What to do: Write the entries out again exactly as they stand, but without the pictures.

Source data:
※

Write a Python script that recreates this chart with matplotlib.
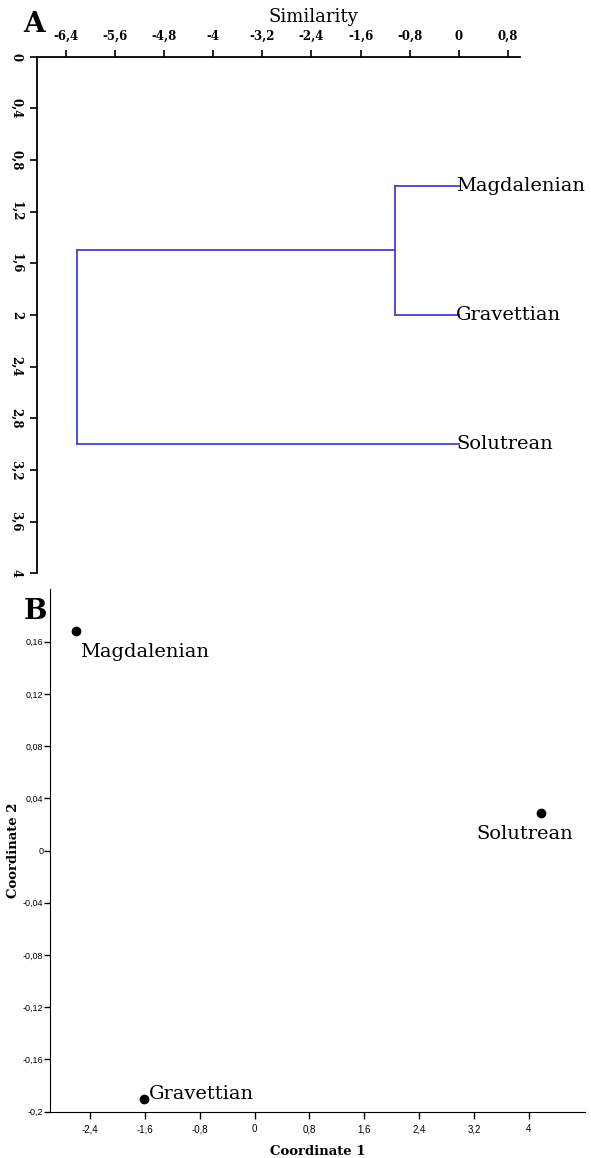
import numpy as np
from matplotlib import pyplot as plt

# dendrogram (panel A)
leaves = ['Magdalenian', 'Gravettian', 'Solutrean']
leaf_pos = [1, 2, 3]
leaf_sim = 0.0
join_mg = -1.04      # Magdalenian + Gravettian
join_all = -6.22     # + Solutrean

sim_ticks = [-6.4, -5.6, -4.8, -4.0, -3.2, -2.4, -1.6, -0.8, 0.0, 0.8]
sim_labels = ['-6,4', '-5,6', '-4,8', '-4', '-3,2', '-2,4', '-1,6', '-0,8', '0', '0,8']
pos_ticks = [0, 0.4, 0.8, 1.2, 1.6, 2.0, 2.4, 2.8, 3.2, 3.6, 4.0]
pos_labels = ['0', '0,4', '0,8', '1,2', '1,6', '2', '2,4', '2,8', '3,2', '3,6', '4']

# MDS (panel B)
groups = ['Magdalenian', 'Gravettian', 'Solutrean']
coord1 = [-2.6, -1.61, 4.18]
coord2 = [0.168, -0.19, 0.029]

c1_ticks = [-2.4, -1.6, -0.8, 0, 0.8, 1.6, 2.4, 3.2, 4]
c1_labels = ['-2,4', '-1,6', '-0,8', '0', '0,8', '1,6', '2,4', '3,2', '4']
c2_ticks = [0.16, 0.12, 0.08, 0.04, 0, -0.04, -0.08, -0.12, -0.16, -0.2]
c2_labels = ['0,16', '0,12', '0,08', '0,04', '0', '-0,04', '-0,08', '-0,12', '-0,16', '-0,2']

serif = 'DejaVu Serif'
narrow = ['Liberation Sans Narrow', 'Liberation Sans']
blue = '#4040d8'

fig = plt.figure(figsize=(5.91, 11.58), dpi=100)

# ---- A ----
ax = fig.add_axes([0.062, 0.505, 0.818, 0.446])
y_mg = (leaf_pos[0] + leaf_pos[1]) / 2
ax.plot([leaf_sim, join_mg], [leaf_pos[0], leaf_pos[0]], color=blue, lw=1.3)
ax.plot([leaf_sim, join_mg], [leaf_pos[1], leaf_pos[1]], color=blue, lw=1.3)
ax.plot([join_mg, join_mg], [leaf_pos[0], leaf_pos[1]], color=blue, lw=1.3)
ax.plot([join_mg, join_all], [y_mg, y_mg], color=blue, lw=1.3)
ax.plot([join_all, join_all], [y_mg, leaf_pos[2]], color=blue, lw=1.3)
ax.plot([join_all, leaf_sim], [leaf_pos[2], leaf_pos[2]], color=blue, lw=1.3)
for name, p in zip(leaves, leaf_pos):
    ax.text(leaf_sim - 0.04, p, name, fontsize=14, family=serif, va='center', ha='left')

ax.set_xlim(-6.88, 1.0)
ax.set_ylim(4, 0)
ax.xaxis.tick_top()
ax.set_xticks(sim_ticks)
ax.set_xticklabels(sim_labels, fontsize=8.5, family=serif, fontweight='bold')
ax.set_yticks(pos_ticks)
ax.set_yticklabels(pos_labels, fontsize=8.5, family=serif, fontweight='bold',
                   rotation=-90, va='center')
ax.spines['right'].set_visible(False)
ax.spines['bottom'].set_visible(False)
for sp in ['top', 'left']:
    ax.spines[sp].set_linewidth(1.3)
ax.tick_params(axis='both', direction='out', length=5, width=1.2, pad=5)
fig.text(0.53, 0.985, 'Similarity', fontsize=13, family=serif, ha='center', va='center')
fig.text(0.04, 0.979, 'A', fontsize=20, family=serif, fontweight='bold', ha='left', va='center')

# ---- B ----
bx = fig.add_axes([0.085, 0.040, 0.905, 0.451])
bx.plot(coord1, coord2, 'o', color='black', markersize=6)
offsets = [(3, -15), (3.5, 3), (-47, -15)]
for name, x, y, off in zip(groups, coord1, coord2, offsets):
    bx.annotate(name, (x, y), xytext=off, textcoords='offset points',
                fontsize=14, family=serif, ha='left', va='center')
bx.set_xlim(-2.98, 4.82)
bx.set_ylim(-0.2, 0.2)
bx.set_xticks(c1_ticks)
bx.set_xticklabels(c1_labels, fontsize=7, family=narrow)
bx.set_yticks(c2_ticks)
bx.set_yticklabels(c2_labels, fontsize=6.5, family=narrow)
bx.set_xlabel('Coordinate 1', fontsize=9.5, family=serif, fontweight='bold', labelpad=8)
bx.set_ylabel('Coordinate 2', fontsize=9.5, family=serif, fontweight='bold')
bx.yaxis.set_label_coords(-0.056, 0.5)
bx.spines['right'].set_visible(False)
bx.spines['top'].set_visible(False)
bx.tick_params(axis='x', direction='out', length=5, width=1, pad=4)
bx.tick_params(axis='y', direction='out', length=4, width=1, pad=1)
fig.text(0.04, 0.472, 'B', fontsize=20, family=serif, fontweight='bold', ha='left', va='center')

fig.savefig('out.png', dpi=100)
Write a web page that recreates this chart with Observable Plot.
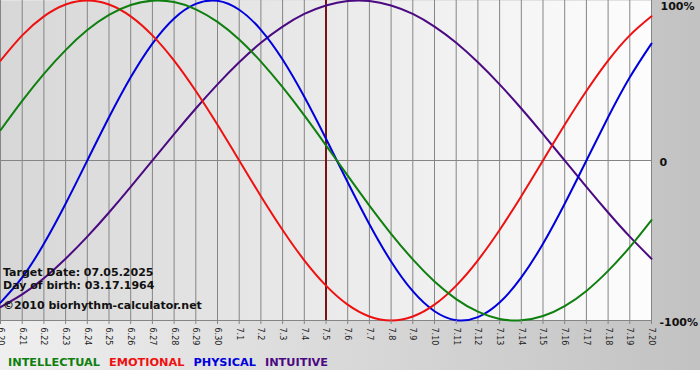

※

Written response:
Write a Python script that recreates this chart with matplotlib.
import numpy as np
from matplotlib import pyplot as plt

# dendrogram (panel A)
leaves = ['Magdalenian', 'Gravettian', 'Solutrean']
leaf_pos = [1, 2, 3]
leaf_sim = 0.0
join_mg = -1.04      # Magdalenian + Gravettian
join_all = -6.22     # + Solutrean

sim_ticks = [-6.4, -5.6, -4.8, -4.0, -3.2, -2.4, -1.6, -0.8, 0.0, 0.8]
sim_labels = ['-6,4', '-5,6', '-4,8', '-4', '-3,2', '-2,4', '-1,6', '-0,8', '0', '0,8']
pos_ticks = [0, 0.4, 0.8, 1.2, 1.6, 2.0, 2.4, 2.8, 3.2, 3.6, 4.0]
pos_labels = ['0', '0,4', '0,8', '1,2', '1,6', '2', '2,4', '2,8', '3,2', '3,6', '4']

# MDS (panel B)
groups = ['Magdalenian', 'Gravettian', 'Solutrean']
coord1 = [-2.6, -1.61, 4.18]
coord2 = [0.168, -0.19, 0.029]

c1_ticks = [-2.4, -1.6, -0.8, 0, 0.8, 1.6, 2.4, 3.2, 4]
c1_labels = ['-2,4', '-1,6', '-0,8', '0', '0,8', '1,6', '2,4', '3,2', '4']
c2_ticks = [0.16, 0.12, 0.08, 0.04, 0, -0.04, -0.08, -0.12, -0.16, -0.2]
c2_labels = ['0,16', '0,12', '0,08', '0,04', '0', '-0,04', '-0,08', '-0,12', '-0,16', '-0,2']

serif = 'DejaVu Serif'
narrow = ['Liberation Sans Narrow', 'Liberation Sans']
blue = '#4040d8'

fig = plt.figure(figsize=(5.91, 11.58), dpi=100)

# ---- A ----
ax = fig.add_axes([0.062, 0.505, 0.818, 0.446])
y_mg = (leaf_pos[0] + leaf_pos[1]) / 2
ax.plot([leaf_sim, join_mg], [leaf_pos[0], leaf_pos[0]], color=blue, lw=1.3)
ax.plot([leaf_sim, join_mg], [leaf_pos[1], leaf_pos[1]], color=blue, lw=1.3)
ax.plot([join_mg, join_mg], [leaf_pos[0], leaf_pos[1]], color=blue, lw=1.3)
ax.plot([join_mg, join_all], [y_mg, y_mg], color=blue, lw=1.3)
ax.plot([join_all, join_all], [y_mg, leaf_pos[2]], color=blue, lw=1.3)
ax.plot([join_all, leaf_sim], [leaf_pos[2], leaf_pos[2]], color=blue, lw=1.3)
for name, p in zip(leaves, leaf_pos):
    ax.text(leaf_sim - 0.04, p, name, fontsize=14, family=serif, va='center', ha='left')

ax.set_xlim(-6.88, 1.0)
ax.set_ylim(4, 0)
ax.xaxis.tick_top()
ax.set_xticks(sim_ticks)
ax.set_xticklabels(sim_labels, fontsize=8.5, family=serif, fontweight='bold')
ax.set_yticks(pos_ticks)
ax.set_yticklabels(pos_labels, fontsize=8.5, family=serif, fontweight='bold',
                   rotation=-90, va='center')
ax.spines['right'].set_visible(False)
ax.spines['bottom'].set_visible(False)
for sp in ['top', 'left']:
    ax.spines[sp].set_linewidth(1.3)
ax.tick_params(axis='both', direction='out', length=5, width=1.2, pad=5)
fig.text(0.53, 0.985, 'Similarity', fontsize=13, family=serif, ha='center', va='center')
fig.text(0.04, 0.979, 'A', fontsize=20, family=serif, fontweight='bold', ha='left', va='center')

# ---- B ----
bx = fig.add_axes([0.085, 0.040, 0.905, 0.451])
bx.plot(coord1, coord2, 'o', color='black', markersize=6)
offsets = [(3, -15), (3.5, 3), (-47, -15)]
for name, x, y, off in zip(groups, coord1, coord2, offsets):
    bx.annotate(name, (x, y), xytext=off, textcoords='offset points',
                fontsize=14, family=serif, ha='left', va='center')
bx.set_xlim(-2.98, 4.82)
bx.set_ylim(-0.2, 0.2)
bx.set_xticks(c1_ticks)
bx.set_xticklabels(c1_labels, fontsize=7, family=narrow)
bx.set_yticks(c2_ticks)
bx.set_yticklabels(c2_labels, fontsize=6.5, family=narrow)
bx.set_xlabel('Coordinate 1', fontsize=9.5, family=serif, fontweight='bold', labelpad=8)
bx.set_ylabel('Coordinate 2', fontsize=9.5, family=serif, fontweight='bold')
bx.yaxis.set_label_coords(-0.056, 0.5)
bx.spines['right'].set_visible(False)
bx.spines['top'].set_visible(False)
bx.tick_params(axis='x', direction='out', length=5, width=1, pad=4)
bx.tick_params(axis='y', direction='out', length=4, width=1, pad=1)
fig.text(0.04, 0.472, 'B', fontsize=20, family=serif, fontweight='bold', ha='left', va='center')

fig.savefig('out.png', dpi=100)
Write a web page that recreates this chart with Observable Plot.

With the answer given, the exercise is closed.